Мать Мария находит подлинные основы человекообщения в материнстве.
«Материнство означает любовь». Но какую? Здесь принципиален образ Богоматери как той, кто рождает Христа и которой крест Сына как меч «проходит душу», рассекает сердце, что означает полную открытость к страданию Сына. Она открыта к удару обоюдоострого меча, она со-путствует, со-страдает, со-распинается своему Сыну. И это открывает Ей «помышления многих сердец».
Это «единственно должное отношение человека к человеку. Только когда душа воспринимает крест другого человека, его сомнения, его горе, его искушения, падения, грехи – только тогда можно говорить о должном отношении к другому» («Подражание Богоматери»).
Мать Мария говорит не только о сыновнем, Христовом пути, уготованном каждому человеку (возьми крест свой и следуй за мной), но и о богоматеринском пути, означающим это самое отношение к человеку. «Нам, – говорит она, – «надо разобраться в наших грехах на этом богоматеринском пути нашей души» («Подражание Богоматери»).
Что тут разбираться? Тут все всем ясно. Это как заповедь «возлюби», которую исполнить невозможно. Мать Мария говорит о себе: «страшно становится на свою жизнь… Ничего кроме отпадения, измен, холода и безразличия она не являет. Каждое отношение к человеку – только грех, всегда грех». Но очень важно, чтобы мы чувствовали этот грех как грех, а не как нормальное естественное состояние, «оправдываемое и разумом, и природой» («Подражание Богоматери»).
Тут встает перед нами любимый русский вопрос «что делать?».
Мать Мария предлагает ровно то же, что предлагал А.С. Хомяков: строить общую жизнь на соборно-личных началах. Именно в строительстве такой жизни мы движемся к тайне человекообщения.
Немного из истории: сначала мать Мария пытается осуществлять соборность в Русском студенческом христианском движении (РСХД), где обретает колоссальный опыт, но для нее там слишком много разговоров и мало дела. Затем она делает попытку построить эту жизнь в монашестве. Но здесь ее ждала неудача, причина которой – монашеская идеология «отъединенной» жизни.
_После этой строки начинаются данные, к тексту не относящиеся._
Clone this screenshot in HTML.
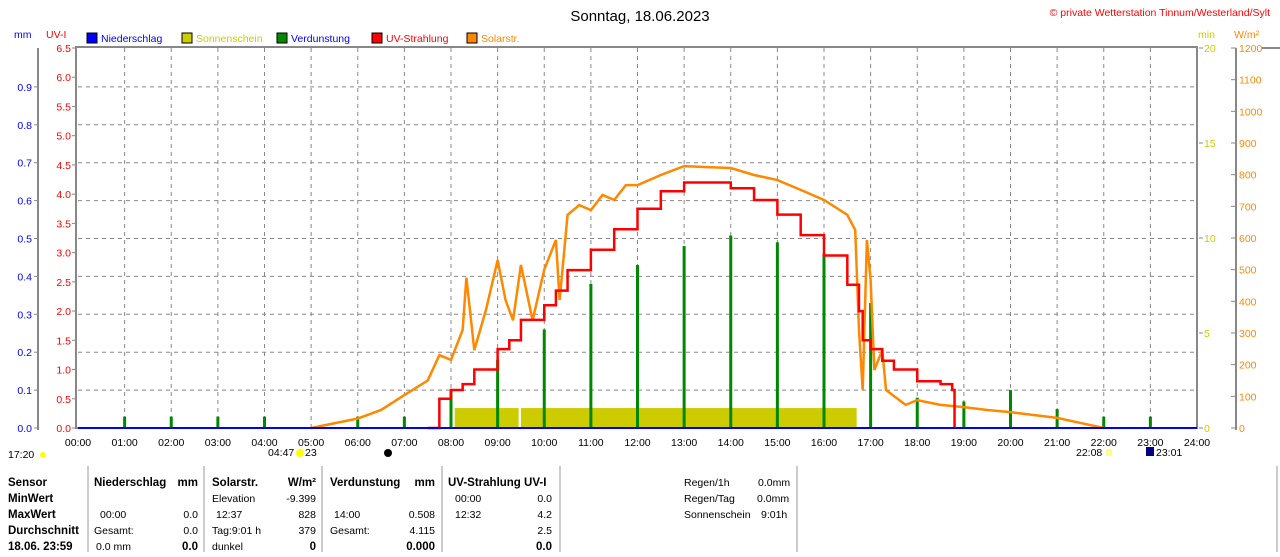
<!DOCTYPE html>
<html><head><meta charset="utf-8"><style>
body{margin:0;background:#fff;font-family:"Liberation Sans",sans-serif;}
svg text{font-family:"Liberation Sans",sans-serif;font-size:10.5px;}
</style></head><body>
<svg id="c" width="1280" height="552" xmlns="http://www.w3.org/2000/svg">
<text x="640" y="21" text-anchor="middle" style="font-size:15px" fill="#000">Sonntag, 18.06.2023</text>
<text x="1270" y="16" text-anchor="end" fill="#f00">© private Wetterstation Tinnum/Westerland/Sylt</text>
<text x="14" y="38" fill="#00f">mm</text>
<text x="46" y="38" fill="#f00">UV-I</text>
<text x="1198" y="38" fill="#cc0">min</text>
<text x="1234" y="38" fill="#f80">W/m²</text>
<g>
<rect x="87" y="33" width="10" height="10" fill="#00f" stroke="#000"/><text x="101" y="42" fill="#00f">Niederschlag</text>
<rect x="182" y="33" width="10" height="10" fill="#cc0" stroke="#000"/><text x="196" y="42" fill="#cc0">Sonnenschein</text>
<rect x="277" y="33" width="10" height="10" fill="#080" stroke="#000"/><text x="291" y="42" fill="#00f">Verdunstung</text>
<rect x="372" y="33" width="10" height="10" fill="#f00" stroke="#000"/><text x="386" y="42" fill="#f00">UV-Strahlung</text>
<rect x="467" y="33" width="10" height="10" fill="#f80" stroke="#000"/><text x="481" y="42" fill="#f80">Solarstr.</text>
</g>
<g id="grid"></g><g id="axes"></g><g id="marks"></g>
<g>
<g stroke="#999"><line x1="88" y1="466" x2="88" y2="552"/><line x1="204" y1="466" x2="204" y2="552"/><line x1="322" y1="466" x2="322" y2="552"/><line x1="442" y1="466" x2="442" y2="552"/><line x1="560" y1="466" x2="560" y2="552"/><line x1="797" y1="466" x2="797" y2="552"/><line x1="1277" y1="466" x2="1277" y2="552"/></g>
<g font-weight="bold" style="font-size:11.5px"><text x="8" y="486" style="font-size:11.5px">Sensor</text><text x="8" y="502" style="font-size:11.5px">MinWert</text><text x="8" y="518" style="font-size:11.5px">MaxWert</text><text x="8" y="534" style="font-size:11.5px">Durchschnitt</text><text x="8" y="550" style="font-size:11.5px">18.06. 23:59</text>
<text x="94" y="486" style="font-size:11.5px">Niederschlag</text><text x="198" y="486" text-anchor="end" style="font-size:11.5px">mm</text>
<text x="212" y="486" style="font-size:11.5px">Solarstr.</text><text x="316" y="486" text-anchor="end" style="font-size:11.5px">W/m²</text>
<text x="330" y="486" style="font-size:11.5px">Verdunstung</text><text x="435" y="486" text-anchor="end" style="font-size:11.5px">mm</text>
<text x="448" y="486" style="font-size:11.5px">UV-Strahlung UV-I</text>
<text x="198" y="550" text-anchor="end" style="font-size:11.5px">0.0</text><text x="316" y="550" text-anchor="end" style="font-size:11.5px">0</text><text x="435" y="550" text-anchor="end" style="font-size:11.5px">0.000</text><text x="552" y="550" text-anchor="end" style="font-size:11.5px">0.0</text></g>
<text x="100" y="518">00:00</text><text x="198" y="518" text-anchor="end">0.0</text>
<text x="94" y="534">Gesamt:</text><text x="198" y="534" text-anchor="end">0.0</text>
<text x="96" y="550">0.0 mm</text>
<text x="212" y="502">Elevation</text><text x="316" y="502" text-anchor="end">-9.399</text>
<text x="216" y="518">12:37</text><text x="316" y="518" text-anchor="end">828</text>
<text x="212" y="534">Tag:9:01 h</text><text x="316" y="534" text-anchor="end">379</text>
<text x="212" y="550">dunkel</text>
<text x="334" y="518">14:00</text><text x="435" y="518" text-anchor="end">0.508</text>
<text x="330" y="534">Gesamt:</text><text x="435" y="534" text-anchor="end">4.115</text>
<text x="455" y="502">00:00</text><text x="552" y="502" text-anchor="end">0.0</text>
<text x="455" y="518">12:32</text><text x="552" y="518" text-anchor="end">4.2</text>
<text x="552" y="534" text-anchor="end">2.5</text>
<text x="684" y="486">Regen/1h</text><text x="758" y="486">0.0mm</text>
<text x="684" y="502">Regen/Tag</text><text x="757" y="502">0.0mm</text>
<text x="684" y="518">Sonnenschein</text><text x="761" y="518">9:01h</text>
</g>
<g>
<text x="8" y="458">17:20</text><circle cx="43" cy="455" r="3" fill="#ff0"/>
<text x="268" y="456">04:47</text><circle cx="300" cy="453" r="4" fill="#ff0"/><text x="305" y="456">23</text>
<circle cx="388" cy="453" r="4" fill="#000"/>
<text x="1076" y="456">22:08</text><rect x="1107" y="450" width="4" height="5" fill="none" stroke="#ff0"/>
<rect x="1146" y="447" width="8" height="9" fill="#008"/><text x="1156" y="456">23:01</text>
</g>
</svg>
<script>
const hours=[0,1,2,3,4,5,6,7,8,9,10,11,12,13,14,15,16,17,18,19,20,21,22,23,24];
const uvTicks=[0,0.5,1,1.5,2,2.5,3,3.5,4,4.5,5,5.5,6,6.5];
const mmTicks=[0,0.1,0.2,0.3,0.4,0.5,0.6,0.7,0.8,0.9];
const wTicks=[0,100,200,300,400,500,600,700,800,900,1000,1100,1200];
const minTicks=[0,5,10,15,20];
const evapHours=[1,2,3,4,6,7,8,9,10,11,12,13,14,15,16,17,18,19,20,21,22,23];
const evapVals=[0.03,0.03,0.03,0.03,0.03,0.03,0.1,0.18,0.26,0.38,0.43,0.48,0.508,0.49,0.46,0.33,0.08,0.07,0.1,0.05,0.03,0.03];
const solT=[5,6,6.5,7,7.5,7.75,8,8.25,8.33,8.5,8.75,9,9.17,9.33,9.5,9.75,10,10.25,10.33,10.5,10.75,11,11.25,11.5,11.75,12,12.5,13,13.5,14,14.5,15,15.5,16,16.5,16.67,16.75,16.83,16.92,17,17.08,17.25,17.33,17.75,18,18.5,19,19.5,20,21,21.5,22];
const solV=[0,30,57,104,150,230,215,310,475,246,373,530,404,340,515,340,500,594,404,673,704,688,736,720,767,767,799,827,824,821,799,783,752,720,673,625,310,120,594,467,183,246,120,73,88,73,66,57,50,32,16,0];
const uvT=[7.5,7.75,8,8.25,8.5,9,9.25,9.5,10,10.25,10.5,11,11.5,12,12.5,13,13.75,14,14.5,15,15.5,16,16.5,16.75,16.83,17,17.25,17.5,18,18.5,18.75,18.8];
const uvV=[0,0.5,0.65,0.75,1.0,1.35,1.5,1.85,2.1,2.35,2.7,3.05,3.4,3.75,4.05,4.2,4.2,4.1,3.9,3.65,3.3,2.95,2.45,2.0,1.5,1.35,1.15,1.0,0.8,0.75,0.65,0];
const sunStart=[8.08,9.5];const sunEnd=[9.45,16.7];const sunMin=[1.05,1.05];
const X0=78,X1=1197,Y0=428,Y1=48;
const x=h=>X0+(X1-X0)*h/24;
const yUV=v=>Y0-(Y0-Y1)*v/6.5;
const yMM=v=>Y0-v*379;
const yW=v=>Y0-(Y0-Y1)*v/1200;
const yMin=v=>Y0-(Y0-Y1)*v/20;
const NS="http://www.w3.org/2000/svg";
function mk(p,t,a){const e=document.createElementNS(NS,t);for(const k in a)e.setAttribute(k,a[k]);p.appendChild(e);return e;}
const G=document.getElementById('grid'),A=document.getElementById('axes'),M=document.getElementById('marks');
hours.forEach(h=>{if(h>0&&h<24){const l=mk(G,'line',{x1:x(h),x2:x(h),y1:Y1,y2:Y0,stroke:'#888','stroke-dasharray':'4,4'});

}
const t=mk(A,'text',{x:x(h),y:446,'text-anchor':'middle'});t.textContent=(h<10?'0':'')+h+':00';

});
mmTicks.forEach(v=>{if(v>0){const l=mk(G,'line',{x1:X0,x2:X1,y1:yMM(v),y2:yMM(v),stroke:'#888','stroke-dasharray':'4,4'});

}
mk(A,'line',{x1:34,x2:38,y1:yMM(v),y2:yMM(v),stroke:'#888'});
const t=mk(A,'text',{x:32,y:yMM(v)+4,'text-anchor':'end',fill:'#00f'});t.textContent=v.toFixed(1);

});
uvTicks.forEach(v=>{mk(A,'line',{x1:72,x2:76,y1:yUV(v),y2:yUV(v),stroke:'#888'});
const t=mk(A,'text',{x:71,y:yUV(v)+4,'text-anchor':'end',fill:'#f00'});t.textContent=v.toFixed(1);

});
minTicks.forEach(v=>{mk(A,'line',{x1:1199,x2:1203,y1:yMin(v),y2:yMin(v),stroke:'#888'});
const t=mk(A,'text',{x:1204,y:yMin(v)+4,fill:'#cc0'});t.textContent=v;

});
wTicks.forEach(v=>{mk(A,'line',{x1:1231,x2:1236,y1:yW(v),y2:yW(v),stroke:'#888'});
const t=mk(A,'text',{x:1239,y:yW(v)+4,fill:'#f80'});t.textContent=v;

});
mk(A,'line',{x1:38,x2:38,y1:48,y2:430,stroke:'#888','stroke-width':2});
mk(A,'line',{x1:1236,x2:1236,y1:48,y2:430,stroke:'#888','stroke-width':2});
mk(A,'rect',{x:X0-2,y:Y1-1,width:X1-X0+2,height:Y0-Y1+1,fill:'none',stroke:'#888','stroke-width':2});
mk(A,'line',{x1:1262,x2:1280,y1:48,y2:48,stroke:'#888','stroke-width':2});
sunStart.forEach((s,i)=>{const r=mk(M,'rect',{x:x(s),y:yMin(sunMin[i]),width:x(sunEnd[i])-x(s),height:Y0-yMin(sunMin[i]),fill:'#cc0'});

});
evapHours.forEach((h,i)=>{const r=mk(M,'rect',{x:x(h)-1.5,y:yMM(evapVals[i]),width:3,height:Y0-yMM(evapVals[i]),fill:'#080'});

});
const sp=mk(M,'polyline',{points:solT.map((t,i)=>x(t)+','+yW(solV[i])).join(' '),fill:'none',stroke:'#f80','stroke-width':2.5});


let pts=[];uvT.forEach((t,i)=>{if(i>0)pts.push(x(t)+','+yUV(uvV[i-1]));pts.push(x(t)+','+yUV(uvV[i]));});
const up=mk(M,'polyline',{points:pts.join(' '),fill:'none',stroke:'#f00','stroke-width':2.5});


const bl=mk(M,'line',{x1:X0,x2:X1,y1:Y0,y2:Y0,stroke:'#00f','stroke-width':2});


</script>
</body></html>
Главное детище матери Марии – объединение «Православное Дело», которое часто ошибочно воспринимают как благотворительную организацию, тогда как сама основательница совершенно ясно формулировала цель и суть объединения: мы не хотим заниматься благотворительностью, мы строим общую жизнь. Жизнь на соборно-личных началах.
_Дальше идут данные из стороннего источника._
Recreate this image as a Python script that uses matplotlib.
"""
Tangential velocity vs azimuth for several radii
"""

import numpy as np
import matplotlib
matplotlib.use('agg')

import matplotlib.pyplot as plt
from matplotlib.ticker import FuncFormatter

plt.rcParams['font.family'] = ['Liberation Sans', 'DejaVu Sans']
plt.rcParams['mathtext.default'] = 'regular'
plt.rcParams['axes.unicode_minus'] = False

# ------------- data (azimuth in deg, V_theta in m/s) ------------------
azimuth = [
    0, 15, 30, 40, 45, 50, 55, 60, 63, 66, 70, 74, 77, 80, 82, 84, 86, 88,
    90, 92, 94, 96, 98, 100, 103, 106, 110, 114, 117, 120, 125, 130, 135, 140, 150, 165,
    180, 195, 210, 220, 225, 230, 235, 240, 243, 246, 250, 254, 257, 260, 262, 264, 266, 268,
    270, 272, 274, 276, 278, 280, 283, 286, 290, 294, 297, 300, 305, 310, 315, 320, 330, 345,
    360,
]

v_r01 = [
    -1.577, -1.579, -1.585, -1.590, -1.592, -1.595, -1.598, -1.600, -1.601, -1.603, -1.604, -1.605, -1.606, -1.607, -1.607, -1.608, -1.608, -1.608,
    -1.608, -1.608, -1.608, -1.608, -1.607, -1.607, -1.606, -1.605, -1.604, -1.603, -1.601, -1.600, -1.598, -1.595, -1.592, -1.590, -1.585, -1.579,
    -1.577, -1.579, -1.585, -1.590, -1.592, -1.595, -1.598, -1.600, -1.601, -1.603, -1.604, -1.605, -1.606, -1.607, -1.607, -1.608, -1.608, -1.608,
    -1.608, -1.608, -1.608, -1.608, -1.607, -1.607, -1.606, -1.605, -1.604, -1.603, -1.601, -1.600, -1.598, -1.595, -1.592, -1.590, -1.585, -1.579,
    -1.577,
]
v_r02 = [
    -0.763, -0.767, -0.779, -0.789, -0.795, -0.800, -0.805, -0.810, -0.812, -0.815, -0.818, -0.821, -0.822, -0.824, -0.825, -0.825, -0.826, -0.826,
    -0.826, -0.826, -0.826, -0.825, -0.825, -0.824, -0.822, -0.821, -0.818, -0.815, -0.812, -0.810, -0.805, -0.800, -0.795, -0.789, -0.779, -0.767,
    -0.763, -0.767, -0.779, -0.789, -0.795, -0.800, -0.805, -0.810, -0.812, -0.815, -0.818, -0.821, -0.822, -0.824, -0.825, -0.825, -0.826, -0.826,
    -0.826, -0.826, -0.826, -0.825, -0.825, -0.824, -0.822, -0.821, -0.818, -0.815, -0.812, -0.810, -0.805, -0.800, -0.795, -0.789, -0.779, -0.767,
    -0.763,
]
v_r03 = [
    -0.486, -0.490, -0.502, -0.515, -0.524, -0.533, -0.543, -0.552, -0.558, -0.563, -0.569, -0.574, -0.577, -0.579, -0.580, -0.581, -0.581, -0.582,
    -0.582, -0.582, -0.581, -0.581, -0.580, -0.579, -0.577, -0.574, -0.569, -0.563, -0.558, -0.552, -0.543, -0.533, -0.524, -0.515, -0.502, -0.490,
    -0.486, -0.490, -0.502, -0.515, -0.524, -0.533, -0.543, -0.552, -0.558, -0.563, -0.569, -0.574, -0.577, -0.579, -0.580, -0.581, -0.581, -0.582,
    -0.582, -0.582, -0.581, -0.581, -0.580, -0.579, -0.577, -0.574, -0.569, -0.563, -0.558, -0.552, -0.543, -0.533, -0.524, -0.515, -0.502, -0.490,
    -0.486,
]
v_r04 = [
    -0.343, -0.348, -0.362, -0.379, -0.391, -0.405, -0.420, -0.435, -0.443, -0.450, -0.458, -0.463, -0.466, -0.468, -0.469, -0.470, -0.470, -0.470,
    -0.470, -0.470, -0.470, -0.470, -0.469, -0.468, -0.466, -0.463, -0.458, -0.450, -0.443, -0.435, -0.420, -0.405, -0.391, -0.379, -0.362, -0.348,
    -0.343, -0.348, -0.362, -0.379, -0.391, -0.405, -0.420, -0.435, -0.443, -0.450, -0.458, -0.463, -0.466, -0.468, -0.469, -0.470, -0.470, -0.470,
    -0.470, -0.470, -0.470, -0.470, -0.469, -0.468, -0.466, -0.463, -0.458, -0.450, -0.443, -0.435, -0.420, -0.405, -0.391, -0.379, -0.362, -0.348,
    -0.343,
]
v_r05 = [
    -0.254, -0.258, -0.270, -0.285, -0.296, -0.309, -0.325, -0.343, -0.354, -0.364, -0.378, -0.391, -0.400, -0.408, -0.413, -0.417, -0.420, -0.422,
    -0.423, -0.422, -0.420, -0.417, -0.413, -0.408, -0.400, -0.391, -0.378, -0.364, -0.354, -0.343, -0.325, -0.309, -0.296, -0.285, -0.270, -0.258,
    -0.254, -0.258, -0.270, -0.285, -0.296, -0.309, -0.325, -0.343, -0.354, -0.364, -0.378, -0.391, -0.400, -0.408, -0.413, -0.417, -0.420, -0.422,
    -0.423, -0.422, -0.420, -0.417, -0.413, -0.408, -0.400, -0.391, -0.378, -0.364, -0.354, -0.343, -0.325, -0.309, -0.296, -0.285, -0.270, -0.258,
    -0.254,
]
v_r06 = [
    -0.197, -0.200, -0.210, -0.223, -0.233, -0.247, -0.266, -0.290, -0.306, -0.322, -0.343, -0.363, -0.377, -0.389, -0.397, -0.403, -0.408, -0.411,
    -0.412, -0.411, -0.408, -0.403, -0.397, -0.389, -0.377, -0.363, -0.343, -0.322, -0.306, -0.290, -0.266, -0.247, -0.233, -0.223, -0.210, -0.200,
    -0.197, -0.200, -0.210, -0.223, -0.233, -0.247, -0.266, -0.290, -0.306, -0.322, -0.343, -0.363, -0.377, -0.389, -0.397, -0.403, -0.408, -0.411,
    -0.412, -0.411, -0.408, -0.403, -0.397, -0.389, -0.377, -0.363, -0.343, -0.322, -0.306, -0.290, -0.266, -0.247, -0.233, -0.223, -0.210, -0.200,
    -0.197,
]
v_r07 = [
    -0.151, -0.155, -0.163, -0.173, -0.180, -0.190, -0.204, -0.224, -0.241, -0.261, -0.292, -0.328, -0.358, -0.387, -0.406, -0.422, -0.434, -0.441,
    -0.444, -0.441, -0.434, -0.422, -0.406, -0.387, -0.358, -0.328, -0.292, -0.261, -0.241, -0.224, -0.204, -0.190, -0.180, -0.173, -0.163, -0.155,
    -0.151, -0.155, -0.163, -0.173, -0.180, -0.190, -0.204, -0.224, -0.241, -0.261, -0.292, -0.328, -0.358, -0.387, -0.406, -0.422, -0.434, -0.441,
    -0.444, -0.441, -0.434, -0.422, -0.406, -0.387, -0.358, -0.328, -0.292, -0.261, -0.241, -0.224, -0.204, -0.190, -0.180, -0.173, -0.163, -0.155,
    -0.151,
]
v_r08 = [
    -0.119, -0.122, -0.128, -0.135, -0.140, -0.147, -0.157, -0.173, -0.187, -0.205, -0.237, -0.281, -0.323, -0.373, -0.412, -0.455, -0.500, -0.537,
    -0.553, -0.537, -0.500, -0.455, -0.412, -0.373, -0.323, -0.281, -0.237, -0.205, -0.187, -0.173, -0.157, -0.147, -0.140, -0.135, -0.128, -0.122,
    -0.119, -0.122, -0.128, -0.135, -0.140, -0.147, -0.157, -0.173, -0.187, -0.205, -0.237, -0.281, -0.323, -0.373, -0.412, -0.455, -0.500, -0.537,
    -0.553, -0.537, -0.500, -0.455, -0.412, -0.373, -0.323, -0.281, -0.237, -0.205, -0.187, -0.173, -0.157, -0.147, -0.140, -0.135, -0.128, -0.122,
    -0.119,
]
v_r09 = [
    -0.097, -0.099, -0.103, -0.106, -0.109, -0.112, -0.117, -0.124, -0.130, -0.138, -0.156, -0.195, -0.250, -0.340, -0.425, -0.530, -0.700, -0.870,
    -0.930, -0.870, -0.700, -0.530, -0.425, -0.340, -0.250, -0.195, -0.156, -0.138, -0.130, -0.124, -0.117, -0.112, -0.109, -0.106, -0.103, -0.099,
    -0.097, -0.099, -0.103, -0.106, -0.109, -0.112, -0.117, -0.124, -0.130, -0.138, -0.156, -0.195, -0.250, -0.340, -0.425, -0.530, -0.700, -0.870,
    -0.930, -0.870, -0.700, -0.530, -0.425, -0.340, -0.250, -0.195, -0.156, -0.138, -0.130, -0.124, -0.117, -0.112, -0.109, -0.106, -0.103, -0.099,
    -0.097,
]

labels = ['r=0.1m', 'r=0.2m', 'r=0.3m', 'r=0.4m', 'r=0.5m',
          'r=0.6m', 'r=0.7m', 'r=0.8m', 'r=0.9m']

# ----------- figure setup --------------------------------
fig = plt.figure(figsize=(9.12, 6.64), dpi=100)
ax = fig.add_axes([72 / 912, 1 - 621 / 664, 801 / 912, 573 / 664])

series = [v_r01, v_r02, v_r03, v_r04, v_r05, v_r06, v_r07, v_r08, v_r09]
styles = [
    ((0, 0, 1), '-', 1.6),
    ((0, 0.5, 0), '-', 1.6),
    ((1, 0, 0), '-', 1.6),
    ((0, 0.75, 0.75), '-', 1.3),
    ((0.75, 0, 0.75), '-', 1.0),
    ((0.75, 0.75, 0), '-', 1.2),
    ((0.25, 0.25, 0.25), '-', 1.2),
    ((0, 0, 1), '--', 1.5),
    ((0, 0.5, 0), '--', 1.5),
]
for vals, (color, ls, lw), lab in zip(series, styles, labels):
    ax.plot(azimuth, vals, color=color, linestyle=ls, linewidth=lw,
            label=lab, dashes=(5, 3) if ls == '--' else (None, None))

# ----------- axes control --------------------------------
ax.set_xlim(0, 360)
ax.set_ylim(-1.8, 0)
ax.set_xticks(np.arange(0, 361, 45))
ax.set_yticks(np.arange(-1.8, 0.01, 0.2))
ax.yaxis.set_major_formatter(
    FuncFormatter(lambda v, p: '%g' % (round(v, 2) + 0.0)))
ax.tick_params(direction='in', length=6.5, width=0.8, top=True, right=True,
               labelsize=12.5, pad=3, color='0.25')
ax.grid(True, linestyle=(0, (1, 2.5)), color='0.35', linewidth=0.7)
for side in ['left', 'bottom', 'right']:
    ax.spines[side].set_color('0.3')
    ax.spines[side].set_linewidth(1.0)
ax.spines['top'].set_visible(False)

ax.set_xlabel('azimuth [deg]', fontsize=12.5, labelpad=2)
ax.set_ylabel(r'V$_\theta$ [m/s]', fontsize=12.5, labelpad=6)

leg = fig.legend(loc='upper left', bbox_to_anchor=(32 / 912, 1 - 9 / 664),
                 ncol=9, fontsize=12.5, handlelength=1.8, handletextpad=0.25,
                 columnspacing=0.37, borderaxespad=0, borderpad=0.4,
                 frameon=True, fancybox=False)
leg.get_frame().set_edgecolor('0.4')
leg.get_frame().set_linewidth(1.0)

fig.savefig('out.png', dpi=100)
Одна из задач «Православного дела» – преодолеть «старый соблазн индивидуалистической религии», обособляющую протестантскую мистику, которой в подавляющем большинстве заражен, по ее мнению, весь мир.
Новое сообщество примыкает к традиции русской мысли XIX века, но при этом помнит «главный порок» богословской русской мысли – «беспочвенность, ее оторванность от церковно-общественного дела» («Православное Дело»).
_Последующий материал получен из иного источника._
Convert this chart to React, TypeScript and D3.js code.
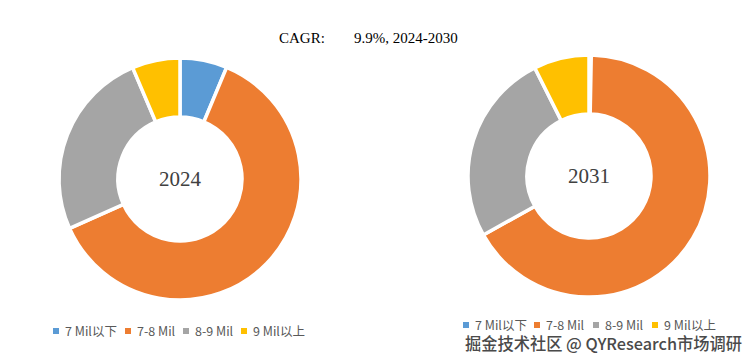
import React from "react";
import * as d3 from "d3";

const categories = ["7 Mil以下", "7-8 Mil", "8-9 Mil", "9 Mil以上"];
const colors = ["#5B9BD5", "#ED7D31", "#A5A5A5", "#FFC000"];
const values2024 = [6.3, 62.0, 25.3, 6.4];
const values2031 = [0.3, 66.6, 25.7, 7.4];
const years = ["2024", "2031"];
const titleLeft = "CAGR:";
const titleRight = "9.9%, 2024-2030";
const watermark = "掘金技术社区 @ QYResearch市场调研";

const W = 754;
const H = 362;

function Donut({ cx, cy, values, label }: { cx: number; cy: number; values: number[]; label: string }) {
  const pie = d3.pie<number>().sort(null).startAngle(0).endAngle(2 * Math.PI);
  const arc = d3.arc<d3.PieArcDatum<number>>().innerRadius(62).outerRadius(121);
  const arcs = pie(values);
  return (
    <g transform={`translate(${cx},${cy})`}>
      {arcs.map((a, i) => (
        <path key={i} d={arc(a) || ""} fill={colors[i]} stroke="#fff" strokeWidth={3.5} strokeLinejoin="miter" />
      ))}
      <text
        x={0}
        y={7}
        textAnchor="middle"
        fontFamily="'Liberation Serif', 'DejaVu Serif', serif"
        fontSize={21}
        fill="#404040"
      >
        {label}
      </text>
    </g>
  );
}

function Legend({ y, positions }: { y: number; positions: number[] }) {
  return (
    <g>
      {categories.map((c, i) => (
        <g key={c} transform={`translate(${positions[i]},${y})`}>
          <rect x={0} y={-3} width={6} height={6} fill={colors[i]} />
          <text x={12} y={4.5} fontFamily="'Noto Sans CJK SC', 'Noto Sans', sans-serif" fontSize={12.5} fill="#595959">
            {c}
          </text>
        </g>
      ))}
    </g>
  );
}

export default function App() {
  return (
    <svg
      width={W}
      height={H}
      viewBox={`0 0 ${W} ${H}`}
      style={{ position: "absolute", left: 0, top: 0, background: "#fff" }}
    >
      <rect x={0} y={0} width={W} height={H} fill="#fff" />
      <text x={279} y={43} fontFamily="'Liberation Serif', 'DejaVu Serif', serif" fontSize={15} fill="#000">
        {titleLeft}
      </text>
      <text x={354} y={43} fontFamily="'Liberation Serif', 'DejaVu Serif', serif" fontSize={15} fill="#000">
        {titleRight}
      </text>
      <Donut cx={180} cy={179} values={values2024} label={years[0]} />
      <Donut cx={589} cy={176} values={values2031} label={years[1]} />
      <Legend y={331} positions={[53, 125, 183, 241]} />
      <Legend y={325} positions={[463, 534, 593, 652]} />
      <text
        x={465}
        y={350}
        fontFamily="'Noto Sans CJK SC', sans-serif"
        fontSize={16.5}
        fontWeight={500}
        fill="#4a4a4a"
        textLength={277}
        lengthAdjust="spacingAndGlyphs"
      >
        {watermark}
      </text>
    </svg>
  );
}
К 1940-му году («Православное дело» было основано в 1935 году) многое осуществилось: есть «большие силы», «братская группа» – несколько человек, связанных «неоднократно проверенным единомыслием» (так, что в сборнике «Православное Дело» любой автор мог бы подписаться под любой статьей), но и большой личной дружбой, есть много налаженных направлений работы (общежития, почти бесплатная столовая, дом для выздоравливающих от туберкулеза, работа с эмигрантами в психиатрических лечебницах, просветительско-миссионерские курсы, публичный лекторий философской академии, детские школы и мн.др.). Главное, есть сформулированный действующий метод, основанный на Евангелии, который мать Мария расценивает как поворотный, революционный, как «некий взрыв» и «нечто противоположное тому, чем жило и живет широкое церковное общество» («Православное Дело II»).
Вот как он звучит: «мы хотим противопоставить соборно-личное начало началу коллективистически-индивидуалистическому. Это значит, что утверждая нашу соборность, стремясь ее проецировать из церкви на все виды социальной жизни, мы в ней все время различаем каждое лицо во всей его полноте, потому что она есть соборность полноценных личностей, а не отвлеченный от личностей коллектив, давящий своим количеством, некоторой своей арифметической громоздкостью. Из соборности лица мы исходим. Таким образом все то, что убивает эти два начала в их взаимной обусловленности, никак нам не подходит, ни идеологически, ни практически, ни методологически. … нам чужда религия личного спасения, как центральной задачи христианства, нам ясно, что Христос пришел спасти всех и среди всех лично каждого, нам ясно, что не один человек составляет Тело Христово, а все Его человечество в общении соборном всех членов этого Тела» («Православное Дело II»).
Однако, несмотря на все успехи и стройные теоретические обоснования, мать Мария ощущает полное неудовлетворение. Это связано с уживанием двух противоположных методов, соборно-личного и того, что в жизни просто не удается преодолеть: непроницаемость разных человеческих групп, рассыпанность, отсутствие в некоторых направлениях работы взаимосвязи с целым.
Однако мать Мария и ее сотрудники воспринимают «Православное Дело» не как то, что обязательно сможет все эти непомерные задачи решить, а как «лабораторию для будущей России».
«Мы стоим в начале некой новой церковной эпохи», – говорила мать Мария. Продолжать труд этой лаборатории по осуществлению подлинной христианской соборности, – это задача для нас.